Without including any pictures, write out all the entries exactly.

===== DATASET ENTRIES

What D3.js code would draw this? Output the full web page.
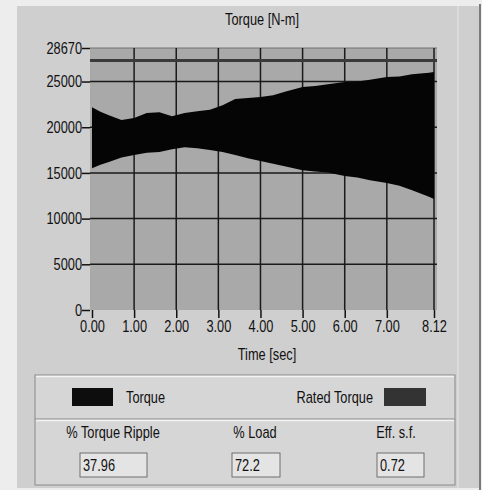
<!DOCTYPE html>
<html>
<head>
<meta charset="utf-8">
<script src="https://cdn.jsdelivr.net/npm/d3@7"></script>
<style>
  html, body { margin: 0; padding: 0; background: #ededed; }
  svg { display: block; }
  text { font-family: "Liberation Sans", Arial, sans-serif; font-size: 16px; fill: #111; }
</style>
</head>
<body>
<svg id="chart" width="482" height="490"></svg>
<script>
// ---- data ----
const chartTitle = "Torque [N-m]";
const xTitle = "Time [sec]";
const timeTicks = [0, 1, 2, 3, 4, 5, 6, 7, 8.12];
const torqueTicks = [0, 5000, 10000, 15000, 20000, 25000, 28670];
const timeSec = [0, 0.2, 0.4, 0.7, 1.0, 1.3, 1.6, 1.9, 2.2, 2.5, 2.8, 3.1, 3.4, 3.7, 4.0, 4.3, 4.6, 5.0, 5.3, 5.6, 6.0, 6.3, 6.6, 7.0, 7.3, 7.6, 8.0, 8.12];
const torqueUpper = [22200, 21700, 21300, 20800, 21000, 21550, 21650, 21200, 21550, 21750, 21900, 22400, 23100, 23200, 23300, 23500, 23900, 24400, 24500, 24700, 24950, 25000, 25200, 25500, 25550, 25800, 25950, 26050];
const torqueLower = [15500, 15900, 16200, 16700, 16950, 17200, 17300, 17600, 17800, 17700, 17500, 17300, 16950, 16600, 16300, 16000, 15700, 15300, 15150, 15050, 14650, 14500, 14200, 13900, 13600, 13100, 12400, 12150];
const ratedTorque = 27300;
const legendLabels = ["Torque", "Rated Torque"];
const statLabels = ["% Torque Ripple", "% Load", "Eff. s.f."];
const statValues = ["37.96", "72.2", "0.72"];

// ---- layout ----
const NARROW = 0.8;
const svg = d3.select("#chart");
const plot = { left: 92, right: 434, top: 48, bottom: 310 };

const x = d3.scaleLinear().domain([0, 8.12]).range([plot.left, plot.right]);
const y = d3.scaleLinear().domain([0, 28670]).range([plot.bottom, plot.top]);

function label(px, py, str, anchor) {
  return svg.append("g").attr("transform", `translate(${px},${py}) scale(${NARROW},1)`)
    .append("text").attr("text-anchor", anchor || "start").text(str);
}

// outer panel
svg.append("rect").attr("x", 17).attr("y", 6).attr("width", 462).attr("height", 482)
  .attr("fill", "#cfcfcf");
svg.append("line").attr("x1", 480).attr("x2", 480).attr("y1", 4).attr("y2", 490)
  .attr("stroke", "#555").attr("stroke-width", 1.5);
svg.append("line").attr("x1", 458).attr("x2", 458).attr("y1", 6).attr("y2", 488)
  .attr("stroke", "#e6e6e6").attr("stroke-width", 1);

// plot background
svg.append("rect").attr("x", plot.left - 2).attr("y", plot.top)
  .attr("width", plot.right - plot.left + 5).attr("height", plot.bottom - plot.top)
  .attr("fill", "#a9a9a9");

// grid
const g = svg.append("g");
g.selectAll(".hgrid").data(torqueTicks.filter(d => d > 0 && d < 28670)).join("line")
  .attr("x1", plot.left - 2).attr("x2", plot.right + 3)
  .attr("y1", d => y(d)).attr("y2", d => y(d))
  .attr("stroke", "#1a1a1a").attr("stroke-width", 1.5);
g.append("line").attr("x1", plot.left - 2).attr("x2", plot.right + 3)
  .attr("y1", y(28670)).attr("y2", y(28670)).attr("stroke", "#707070").attr("stroke-width", 1);
g.selectAll(".vgrid").data(timeTicks.filter(d => d > 0)).join("line")
  .attr("x1", d => x(d)).attr("x2", d => x(d))
  .attr("y1", plot.top).attr("y2", plot.bottom)
  .attr("stroke", "#1a1a1a").attr("stroke-width", 1.5);

// rated torque line
svg.append("line").attr("x1", plot.left - 2).attr("x2", plot.right + 3)
  .attr("y1", y(ratedTorque)).attr("y2", y(ratedTorque))
  .attr("stroke", "#3a3a3a").attr("stroke-width", 3);

// torque band
const bandData = timeSec.map((t, i) => ({ t, hi: torqueUpper[i], lo: torqueLower[i] }));
const area = d3.area().x(d => x(d.t)).y0(d => y(d.lo)).y1(d => y(d.hi));
svg.append("path").datum(bandData).attr("d", area).attr("fill", "#050505");

// axes
const yAxis = d3.axisLeft(y).tickValues(torqueTicks).tickSize(8).tickPadding(2)
  .tickFormat(d3.format("d"));
const ya = svg.append("g").attr("transform", `translate(${plot.left - 2},0)`).call(yAxis);
ya.select(".domain").remove();
ya.selectAll(".tick line").attr("stroke", "#111").attr("stroke-width", 1.5);
ya.selectAll(".tick text").attr("font-size", 16).attr("fill", "#111")
  .style("font-family", "'Liberation Sans',Arial,sans-serif")
  .attr("transform", `scale(${NARROW},1)`);

const xAxis = d3.axisBottom(x).tickValues(timeTicks).tickSize(8).tickPadding(3)
  .tickFormat(d3.format(".2f"));
const xa = svg.append("g").attr("transform", `translate(0,${plot.bottom})`).call(xAxis);
xa.select(".domain").remove();
xa.selectAll(".tick line").attr("stroke", "#111").attr("stroke-width", 1.5);
xa.selectAll(".tick text").attr("font-size", 16).attr("fill", "#111")
  .style("font-family", "'Liberation Sans',Arial,sans-serif")
  .attr("transform", `scale(${NARROW},1)`);

// titles
label(262, 25, chartTitle, "middle");
label(267, 360, xTitle, "middle");

// legend / stats box
const box = { x: 35, y: 375, w: 420, h: 110, sep: 419 };
svg.append("rect").attr("x", box.x).attr("y", box.y).attr("width", box.w).attr("height", box.h)
  .attr("fill", "#d6d6d6").attr("stroke", "#8a8a8a").attr("stroke-width", 1);
svg.append("line").attr("x1", box.x + 1).attr("x2", box.x + box.w - 1)
  .attr("y1", box.y + 1.5).attr("y2", box.y + 1.5).attr("stroke", "#f4f4f4").attr("stroke-width", 1.5);
svg.append("line").attr("x1", box.x).attr("x2", box.x + box.w)
  .attr("y1", box.sep).attr("y2", box.sep).attr("stroke", "#8a8a8a").attr("stroke-width", 1);
svg.append("line").attr("x1", box.x + 1).attr("x2", box.x + box.w - 1)
  .attr("y1", box.sep + 1.5).attr("y2", box.sep + 1.5).attr("stroke", "#f4f4f4").attr("stroke-width", 1.5);

// legend items
const legendItems = [
  { label: legendLabels[0], sw: [72, 388, 41, 18], swFill: "#0d0d0d", tx: 126, anchor: "start" },
  { label: legendLabels[1], sw: [384, 388, 42, 18], swFill: "#333333", tx: 373, anchor: "end" }
];
legendItems.forEach(it => {
  svg.append("rect").attr("x", it.sw[0]).attr("y", it.sw[1]).attr("width", it.sw[2]).attr("height", it.sw[3])
    .attr("fill", it.swFill);
  label(it.tx, 403, it.label, it.anchor);
});

// stats
const statLayout = [
  { cx: 113, bx: 80, bw: 67 },
  { cx: 255, bx: 232, bw: 48 },
  { cx: 396, bx: 377, bw: 47 }
];
statLabels.forEach((lab, i) => {
  const L = statLayout[i];
  label(L.cx, 438, lab, "middle");
  svg.append("rect").attr("x", L.bx).attr("y", 453).attr("width", L.bw).attr("height", 24)
    .attr("fill", "#e4e4e4").attr("stroke", "#6f6f6f").attr("stroke-width", 1);
  label(L.bx + 3, 471, statValues[i], "start");
});
</script>
</body>
</html>
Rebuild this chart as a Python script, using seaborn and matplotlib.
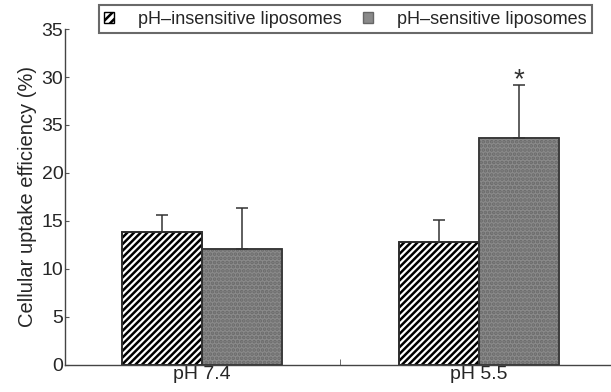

==========

- [COMPLETED TASK]
What D3.js code would draw this? Output the full web page.
<!DOCTYPE html>
<html>
<head>
<meta charset="utf-8">
<script src="https://cdn.jsdelivr.net/npm/d3@7"></script>
<style>
  html, body { margin: 0; padding: 0; background: #ededed; }
  svg { display: block; }
  text { font-family: "Liberation Sans", Arial, sans-serif; font-size: 16px; fill: #111; }
</style>
</head>
<body>
<svg id="chart" width="482" height="490"></svg>
<script>
// ---- data ----
const chartTitle = "Torque [N-m]";
const xTitle = "Time [sec]";
const timeTicks = [0, 1, 2, 3, 4, 5, 6, 7, 8.12];
const torqueTicks = [0, 5000, 10000, 15000, 20000, 25000, 28670];
const timeSec = [0, 0.2, 0.4, 0.7, 1.0, 1.3, 1.6, 1.9, 2.2, 2.5, 2.8, 3.1, 3.4, 3.7, 4.0, 4.3, 4.6, 5.0, 5.3, 5.6, 6.0, 6.3, 6.6, 7.0, 7.3, 7.6, 8.0, 8.12];
const torqueUpper = [22200, 21700, 21300, 20800, 21000, 21550, 21650, 21200, 21550, 21750, 21900, 22400, 23100, 23200, 23300, 23500, 23900, 24400, 24500, 24700, 24950, 25000, 25200, 25500, 25550, 25800, 25950, 26050];
const torqueLower = [15500, 15900, 16200, 16700, 16950, 17200, 17300, 17600, 17800, 17700, 17500, 17300, 16950, 16600, 16300, 16000, 15700, 15300, 15150, 15050, 14650, 14500, 14200, 13900, 13600, 13100, 12400, 12150];
const ratedTorque = 27300;
const legendLabels = ["Torque", "Rated Torque"];
const statLabels = ["% Torque Ripple", "% Load", "Eff. s.f."];
const statValues = ["37.96", "72.2", "0.72"];

// ---- layout ----
const NARROW = 0.8;
const svg = d3.select("#chart");
const plot = { left: 92, right: 434, top: 48, bottom: 310 };

const x = d3.scaleLinear().domain([0, 8.12]).range([plot.left, plot.right]);
const y = d3.scaleLinear().domain([0, 28670]).range([plot.bottom, plot.top]);

function label(px, py, str, anchor) {
  return svg.append("g").attr("transform", `translate(${px},${py}) scale(${NARROW},1)`)
    .append("text").attr("text-anchor", anchor || "start").text(str);
}

// outer panel
svg.append("rect").attr("x", 17).attr("y", 6).attr("width", 462).attr("height", 482)
  .attr("fill", "#cfcfcf");
svg.append("line").attr("x1", 480).attr("x2", 480).attr("y1", 4).attr("y2", 490)
  .attr("stroke", "#555").attr("stroke-width", 1.5);
svg.append("line").attr("x1", 458).attr("x2", 458).attr("y1", 6).attr("y2", 488)
  .attr("stroke", "#e6e6e6").attr("stroke-width", 1);

// plot background
svg.append("rect").attr("x", plot.left - 2).attr("y", plot.top)
  .attr("width", plot.right - plot.left + 5).attr("height", plot.bottom - plot.top)
  .attr("fill", "#a9a9a9");

// grid
const g = svg.append("g");
g.selectAll(".hgrid").data(torqueTicks.filter(d => d > 0 && d < 28670)).join("line")
  .attr("x1", plot.left - 2).attr("x2", plot.right + 3)
  .attr("y1", d => y(d)).attr("y2", d => y(d))
  .attr("stroke", "#1a1a1a").attr("stroke-width", 1.5);
g.append("line").attr("x1", plot.left - 2).attr("x2", plot.right + 3)
  .attr("y1", y(28670)).attr("y2", y(28670)).attr("stroke", "#707070").attr("stroke-width", 1);
g.selectAll(".vgrid").data(timeTicks.filter(d => d > 0)).join("line")
  .attr("x1", d => x(d)).attr("x2", d => x(d))
  .attr("y1", plot.top).attr("y2", plot.bottom)
  .attr("stroke", "#1a1a1a").attr("stroke-width", 1.5);

// rated torque line
svg.append("line").attr("x1", plot.left - 2).attr("x2", plot.right + 3)
  .attr("y1", y(ratedTorque)).attr("y2", y(ratedTorque))
  .attr("stroke", "#3a3a3a").attr("stroke-width", 3);

// torque band
const bandData = timeSec.map((t, i) => ({ t, hi: torqueUpper[i], lo: torqueLower[i] }));
const area = d3.area().x(d => x(d.t)).y0(d => y(d.lo)).y1(d => y(d.hi));
svg.append("path").datum(bandData).attr("d", area).attr("fill", "#050505");

// axes
const yAxis = d3.axisLeft(y).tickValues(torqueTicks).tickSize(8).tickPadding(2)
  .tickFormat(d3.format("d"));
const ya = svg.append("g").attr("transform", `translate(${plot.left - 2},0)`).call(yAxis);
ya.select(".domain").remove();
ya.selectAll(".tick line").attr("stroke", "#111").attr("stroke-width", 1.5);
ya.selectAll(".tick text").attr("font-size", 16).attr("fill", "#111")
  .style("font-family", "'Liberation Sans',Arial,sans-serif")
  .attr("transform", `scale(${NARROW},1)`);

const xAxis = d3.axisBottom(x).tickValues(timeTicks).tickSize(8).tickPadding(3)
  .tickFormat(d3.format(".2f"));
const xa = svg.append("g").attr("transform", `translate(0,${plot.bottom})`).call(xAxis);
xa.select(".domain").remove();
xa.selectAll(".tick line").attr("stroke", "#111").attr("stroke-width", 1.5);
xa.selectAll(".tick text").attr("font-size", 16).attr("fill", "#111")
  .style("font-family", "'Liberation Sans',Arial,sans-serif")
  .attr("transform", `scale(${NARROW},1)`);

// titles
label(262, 25, chartTitle, "middle");
label(267, 360, xTitle, "middle");

// legend / stats box
const box = { x: 35, y: 375, w: 420, h: 110, sep: 419 };
svg.append("rect").attr("x", box.x).attr("y", box.y).attr("width", box.w).attr("height", box.h)
  .attr("fill", "#d6d6d6").attr("stroke", "#8a8a8a").attr("stroke-width", 1);
svg.append("line").attr("x1", box.x + 1).attr("x2", box.x + box.w - 1)
  .attr("y1", box.y + 1.5).attr("y2", box.y + 1.5).attr("stroke", "#f4f4f4").attr("stroke-width", 1.5);
svg.append("line").attr("x1", box.x).attr("x2", box.x + box.w)
  .attr("y1", box.sep).attr("y2", box.sep).attr("stroke", "#8a8a8a").attr("stroke-width", 1);
svg.append("line").attr("x1", box.x + 1).attr("x2", box.x + box.w - 1)
  .attr("y1", box.sep + 1.5).attr("y2", box.sep + 1.5).attr("stroke", "#f4f4f4").attr("stroke-width", 1.5);

// legend items
const legendItems = [
  { label: legendLabels[0], sw: [72, 388, 41, 18], swFill: "#0d0d0d", tx: 126, anchor: "start" },
  { label: legendLabels[1], sw: [384, 388, 42, 18], swFill: "#333333", tx: 373, anchor: "end" }
];
legendItems.forEach(it => {
  svg.append("rect").attr("x", it.sw[0]).attr("y", it.sw[1]).attr("width", it.sw[2]).attr("height", it.sw[3])
    .attr("fill", it.swFill);
  label(it.tx, 403, it.label, it.anchor);
});

// stats
const statLayout = [
  { cx: 113, bx: 80, bw: 67 },
  { cx: 255, bx: 232, bw: 48 },
  { cx: 396, bx: 377, bw: 47 }
];
statLabels.forEach((lab, i) => {
  const L = statLayout[i];
  label(L.cx, 438, lab, "middle");
  svg.append("rect").attr("x", L.bx).attr("y", 453).attr("width", L.bw).attr("height", 24)
    .attr("fill", "#e4e4e4").attr("stroke", "#6f6f6f").attr("stroke-width", 1);
  label(L.bx + 3, 471, statValues[i], "start");
});
</script>
</body>
</html>
Rebuild this chart as a Python script, using seaborn and matplotlib.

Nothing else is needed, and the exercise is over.